Idem pour Véronique Perrine, qui habite la localité depuis 45 ans et dont la maison a été complètement submergée. «Ce n’est pas la première fois que le mauvais temps entraîne des accumulations d’eau, mais ce que nous avons vécu pendant le cyclone a été traumatisant. La situation était bien pire que durant les inondations de 2013. Ti deza ena problem trwa fwa akoz delo monte dan enn kanal, me sakoula kan miray lekol inn kase, tou delo inn vinn dan nou lakaz, inn derasinn nou laport. Zame nou fami inn viv enn zafer parey.
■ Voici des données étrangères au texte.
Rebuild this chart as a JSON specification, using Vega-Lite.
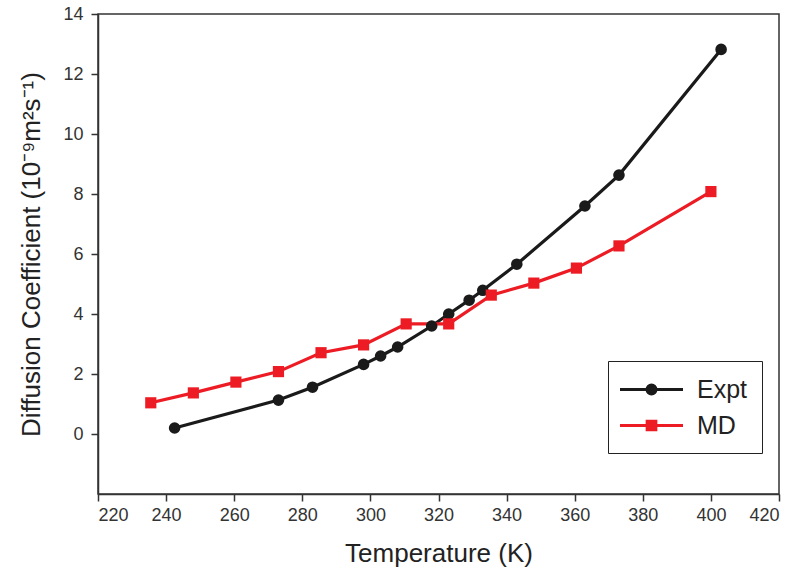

Nounn bizin pass par enn lafnet pou kapav sorti akoz presion delo.» Vivant avec ses enfants et ses trois petits-enfants, âgés de 8 ans, 6 ans et 1 an et demi, elle dit avoir impérativement besoin d’une armoire, de matelas, de vêtements, de provisions et de matériel scolaire pour les plus jeunes. «Bann konseye vilaz ti vinn get nou, ti promet nou enn matela, me ziska ler nou ankor pe atann. J’espère vraiment que la population pourra nous venir en aide.» Elle est joignable sur le 5793 0069.